My Travel Writing Scholarship 2011 entry - My Big Adventure

ECUADOR | Wednesday, 23 March 2011 | Views [312] | Scholarship Entry

Here I am, strapped in a harness standing on the edge of a 50m high bridge. I’m looking down at the impetuous river surging beneath me wondering what on earth I’ve gotten myself into. How did our day of leisurely bicycle riding take such a turn as to now find myself in this precarious position?

The day had barely begun when we turned a corner and pulled up to two parallel running bridges just outside of Banos, Ecuador. The bridge closest to us had a great congregation of people looking and cheering out at the other. We dismounted our bicycles and joined the crowd to see what all the fuss was about. On the farther bridge we noticed that a few locals had set up a ‘bridge jump’. No papers to sign and only $15 for your daily dose of adrenaline. We watched someone jump and considered doing it ourselves. It was a no-brainer, we couldn’t possibly get back on our bikes and ride past this as if we never saw it.

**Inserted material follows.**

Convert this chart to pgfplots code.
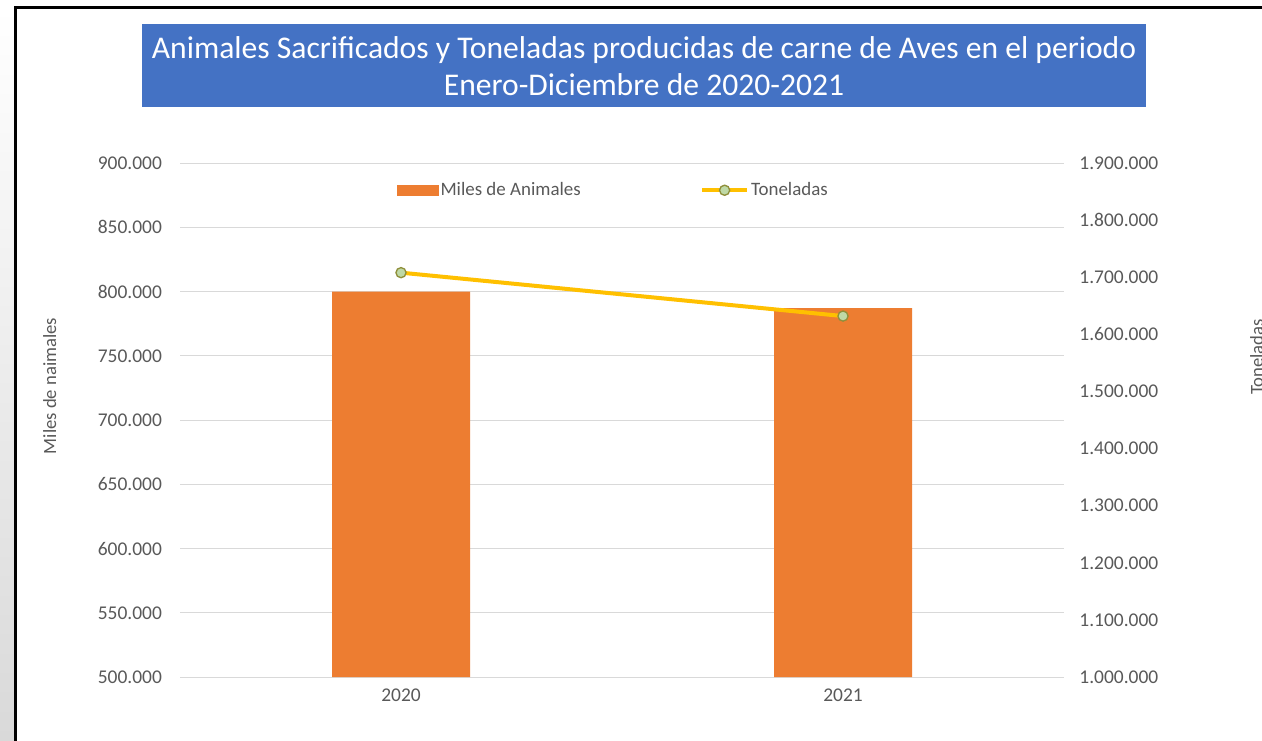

The locals eagerly pushed me along. Hastily, they strapped me into the harness and attached me to the rope. Overcome with trepidation I said nothing and asked no questions. All I managed to understand from their spanish was that they were telling me to jump head first, “like Superman”. My nerves overcame me and I began to shake. Goose bumps covered my entire body and the only thing I was aware of was my thousand-mile-a-minute heart beating inside my chest. I stepped up onto the ledge and looked down. This odd sensation of complete fear, yet unequivocal determination swept through me.

“ONE, TWO, THREE!”

I try to assume Superman position, wanting to jump with grace and pride, but I falter immediately. I hold my hands close to my chest as if I were a baby in my own arms and I simply take a step and fall. My death grip never ceases from the rope and my eyes are shut so tight that all I see is black. My entire stomach and chest seize and I cannot breathe until I finally feel the rope hit its end. A strong jerk of the rope sends me flying underneath the bridge and I finally open my eyes.

A large smile takes shape on my face and I instantly burst into a fit of laughter. I am now calmly swinging back and forth like a pendulum and it seems strange that after such an abrupt fall the moment can suddenly become so peaceful. Now that the ‘jump’ is over I actually feel quite content in this harness that not only a minute ago I dreaded.

I get pulled to solid ground underneath the bridge and queasily make my way back up to the road. With shaky hands I hand the man fifteen dollars. “Gracias,” I say. He laughs, stuffs the banknotes in his pocket and pats me on the back. I rejoin my friend who is surrounded by a cheering crowd of onlookers.